XML warehousing research may be subdivided into three families. The first family focuses on Web data integration for decision-support purposes. However, actual XML warehouse models are not very elaborate. The second family of approaches is explicitly based on classical warehouse logical models (star-like schemas). The third family we identify relates to document warehousing. In addition, recent efforts aim at performing OLAP analyses over XML data.
XML Web Warehouses
The objective of these approaches is to gather XML Web sources and integrate them into a data warehouse. For instance, Xyleme (2001) is a dynamic warehouse for XML data from the Web that supports query evaluation, change control and data integration. No particular warehouse model is proposed, though.

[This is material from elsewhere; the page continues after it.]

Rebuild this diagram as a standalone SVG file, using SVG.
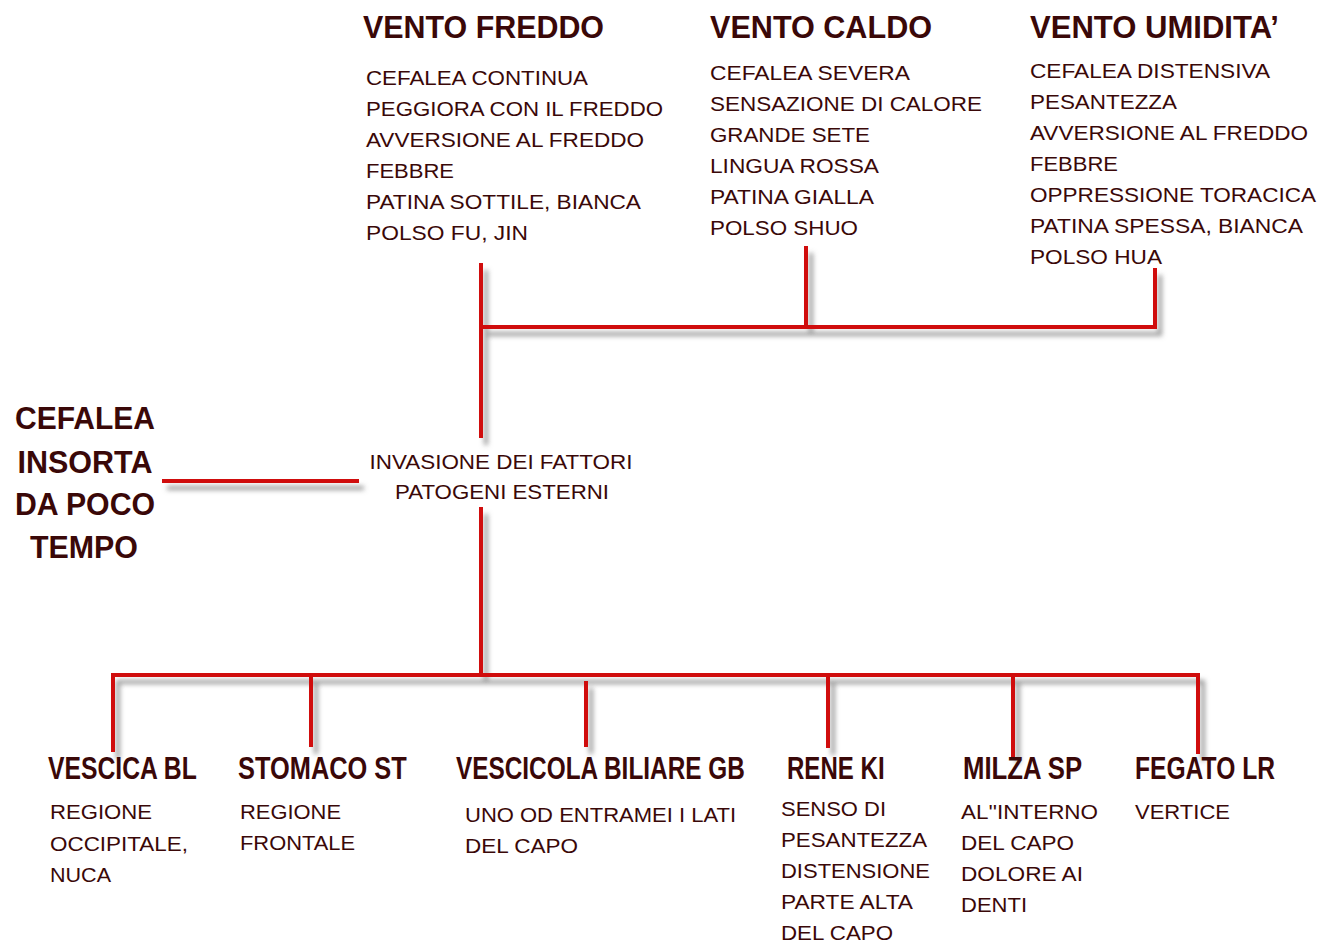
<svg xmlns="http://www.w3.org/2000/svg" width="1319" height="943" viewBox="0 0 1319 943">
<style>
.h{font-family:"Liberation Sans",Arial,sans-serif;font-weight:bold;font-size:32px;fill:#3a0808}
.b{font-family:"Liberation Sans",Arial,sans-serif;font-size:20px;fill:#3a0808}
.ln{fill:none;stroke:#d00a0a;stroke-width:4;stroke-linecap:square}
</style>
<defs>
<filter id="sh" x="-20%" y="-20%" width="140%" height="140%">
<feDropShadow dx="5" dy="7" stdDeviation="2.5" flood-color="#707070" flood-opacity="0.7"/>
</filter>
</defs>
<rect width="1319" height="943" fill="#ffffff"/>
<g id="connectors" filter="url(#sh)">
<path class="ln" d="M481 265 V436 M481 327 H1155 M806 248 V327 M1155 270 V327"/>
<path class="ln" d="M164 481 H357"/>
<path class="ln" d="M481 509 V675 M113 675 H1198 M113 675 V750 M311 675 V745 M586 683 V745 M828 675 V746 M1013 675 V755 M1198 675 V752"/>
</g>
<g id="vento-freddo">
<text class="h" x="363" y="38" textLength="241" lengthAdjust="spacingAndGlyphs">VENTO FREDDO</text>
<text class="b" x="366" y="85" textLength="222" lengthAdjust="spacingAndGlyphs">CEFALEA CONTINUA</text>
<text class="b" x="366" y="116" textLength="297" lengthAdjust="spacingAndGlyphs">PEGGIORA CON IL FREDDO</text>
<text class="b" x="366" y="147" textLength="278" lengthAdjust="spacingAndGlyphs">AVVERSIONE AL FREDDO</text>
<text class="b" x="366" y="178" textLength="88" lengthAdjust="spacingAndGlyphs">FEBBRE</text>
<text class="b" x="366" y="209" textLength="275" lengthAdjust="spacingAndGlyphs">PATINA SOTTILE, BIANCA</text>
<text class="b" x="366" y="240" textLength="162" lengthAdjust="spacingAndGlyphs">POLSO FU, JIN</text>
</g>
<g id="vento-caldo">
<text class="h" x="710" y="38" textLength="222" lengthAdjust="spacingAndGlyphs">VENTO CALDO</text>
<text class="b" x="710" y="80" textLength="200" lengthAdjust="spacingAndGlyphs">CEFALEA SEVERA</text>
<text class="b" x="710" y="111" textLength="272" lengthAdjust="spacingAndGlyphs">SENSAZIONE DI CALORE</text>
<text class="b" x="710" y="142" textLength="160" lengthAdjust="spacingAndGlyphs">GRANDE SETE</text>
<text class="b" x="710" y="173" textLength="169" lengthAdjust="spacingAndGlyphs">LINGUA ROSSA</text>
<text class="b" x="710" y="204" textLength="164" lengthAdjust="spacingAndGlyphs">PATINA GIALLA</text>
<text class="b" x="710" y="235" textLength="148" lengthAdjust="spacingAndGlyphs">POLSO SHUO</text>
</g>
<g id="vento-umidita">
<text class="h" x="1030" y="38" textLength="249" lengthAdjust="spacingAndGlyphs">VENTO UMIDITA’</text>
<text class="b" x="1030" y="78" textLength="240" lengthAdjust="spacingAndGlyphs">CEFALEA DISTENSIVA</text>
<text class="b" x="1030" y="109" textLength="147" lengthAdjust="spacingAndGlyphs">PESANTEZZA</text>
<text class="b" x="1030" y="140" textLength="278" lengthAdjust="spacingAndGlyphs">AVVERSIONE AL FREDDO</text>
<text class="b" x="1030" y="171" textLength="88" lengthAdjust="spacingAndGlyphs">FEBBRE</text>
<text class="b" x="1030" y="202" textLength="286" lengthAdjust="spacingAndGlyphs">OPPRESSIONE TORACICA</text>
<text class="b" x="1030" y="233" textLength="273" lengthAdjust="spacingAndGlyphs">PATINA SPESSA, BIANCA</text>
<text class="b" x="1030" y="264" textLength="132" lengthAdjust="spacingAndGlyphs">POLSO HUA</text>
</g>
<g id="cefalea">
<text class="h" x="85" y="429" text-anchor="middle" textLength="140" lengthAdjust="spacingAndGlyphs">CEFALEA</text>
<text class="h" x="85" y="473" text-anchor="middle" textLength="135" lengthAdjust="spacingAndGlyphs">INSORTA</text>
<text class="h" x="85" y="515" text-anchor="middle" textLength="140" lengthAdjust="spacingAndGlyphs">DA POCO</text>
<text class="h" x="84" y="558" text-anchor="middle" textLength="108" lengthAdjust="spacingAndGlyphs">TEMPO</text>
</g>
<g id="invasione">
<text class="b" x="501" y="469" text-anchor="middle" textLength="263" lengthAdjust="spacingAndGlyphs">INVASIONE DEI FATTORI</text>
<text class="b" x="502" y="499" text-anchor="middle" textLength="214" lengthAdjust="spacingAndGlyphs">PATOGENI ESTERNI</text>
</g>
<g id="vescica">
<text class="h" transform="translate(48 779) scale(0.8 1)" textLength="186" lengthAdjust="spacingAndGlyphs">VESCICA BL</text>
<text class="b" x="50" y="819" textLength="102" lengthAdjust="spacingAndGlyphs">REGIONE</text>
<text class="b" x="50" y="851" textLength="138" lengthAdjust="spacingAndGlyphs">OCCIPITALE,</text>
<text class="b" x="50" y="882" textLength="61" lengthAdjust="spacingAndGlyphs">NUCA</text>
</g>
<g id="stomaco">
<text class="h" transform="translate(238 779) scale(0.8 1)" textLength="211" lengthAdjust="spacingAndGlyphs">STOMACO ST</text>
<text class="b" x="240" y="819" textLength="101" lengthAdjust="spacingAndGlyphs">REGIONE</text>
<text class="b" x="240" y="850" textLength="115" lengthAdjust="spacingAndGlyphs">FRONTALE</text>
</g>
<g id="vescicola">
<text class="h" transform="translate(456 779) scale(0.8 1)" textLength="361" lengthAdjust="spacingAndGlyphs">VESCICOLA BILIARE GB</text>
<text class="b" x="465" y="822" textLength="271" lengthAdjust="spacingAndGlyphs">UNO OD ENTRAMEI I LATI</text>
<text class="b" x="465" y="853" textLength="113" lengthAdjust="spacingAndGlyphs">DEL CAPO</text>
</g>
<g id="rene">
<text class="h" transform="translate(787 779) scale(0.8 1)" textLength="122" lengthAdjust="spacingAndGlyphs">RENE KI</text>
<text class="b" x="781" y="816" textLength="105" lengthAdjust="spacingAndGlyphs">SENSO DI</text>
<text class="b" x="781" y="847" textLength="146" lengthAdjust="spacingAndGlyphs">PESANTEZZA</text>
<text class="b" x="781" y="878" textLength="149" lengthAdjust="spacingAndGlyphs">DISTENSIONE</text>
<text class="b" x="781" y="909" textLength="132" lengthAdjust="spacingAndGlyphs">PARTE ALTA</text>
<text class="b" x="781" y="940" textLength="112" lengthAdjust="spacingAndGlyphs">DEL CAPO</text>
</g>
<g id="milza">
<text class="h" transform="translate(963 779) scale(0.8 1)" textLength="149" lengthAdjust="spacingAndGlyphs">MILZA SP</text>
<text class="b" x="961" y="819" textLength="137" lengthAdjust="spacingAndGlyphs">AL''INTERNO</text>
<text class="b" x="961" y="850" textLength="113" lengthAdjust="spacingAndGlyphs">DEL CAPO</text>
<text class="b" x="961" y="881" textLength="122" lengthAdjust="spacingAndGlyphs">DOLORE AI</text>
<text class="b" x="961" y="912" textLength="66" lengthAdjust="spacingAndGlyphs">DENTI</text>
</g>
<g id="fegato">
<text class="h" transform="translate(1135 779) scale(0.8 1)" textLength="175" lengthAdjust="spacingAndGlyphs">FEGATO LR</text>
<text class="b" x="1135" y="819" textLength="95" lengthAdjust="spacingAndGlyphs">VERTICE</text>
</g>
</svg>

Golfarelli et al. (2001) propose a semi-automatic approach for building a data mart’s conceptual schema from XML sources. The authors show how multidimensional design may be carried out starting directly from XML sources and propose an algorithm for correctly inferring the information needed for data warehousing.
Finally, Vrdoljak et al. (2003) introduce the design of a Web warehouse that originates from XML Schemas describing operational sources. This method consists in preprocessing XML Schemas, in creating and transforming the schema graph, in selecting facts and in creating a logical schema that validates a data warehouse.
XML Data Warehouses
In his XML-star schema, Pokorný (2002) models a star schema in XML by defining dimension hierarchies as sets of logically connected collections of XML data, and facts as XML data elements.
Hümmer et al. (2003) propose a family of templates enabling the description of a multidimensional structure for integrating several data warehouses into a virtual or federated warehouse. These templates, collectively named XCube, consist of three kinds of XML documents with respect to specific schemas: XCubeSchema stores metadata; XCubeDimension describes dimensions and their hierarchy levels; and XCubeFact stores facts, i.e., measures and the corresponding dimensions.
Rusu et al. (2005) propose a methodology, based on the XQuery technology, for building XML data warehouses, which covers processes such as data cleaning, summarization, intermediating XML documents, updating/linking existing documents and creating fact tables. Facts and dimensions are represented by XML documents built with XQueries.
Park et al. (2005) introduce an XML warehousing framework where every fact and dimension is stored as an XML document. The proposed model features a single repository of XML documents for facts and multiple repositories for dimensions (one per dimension).
Eventually, Boussaïd et al. (2006) propose an XML-based methodology, X-Warehousing, for warehousing complex data (Darmont et al., 2005). They use XML Schema as a modeling language to represent users’ analysis needs, which are compared to complex data stored in heterogeneous XML sources. Information needed for building an XML cube is then extracted from these sources.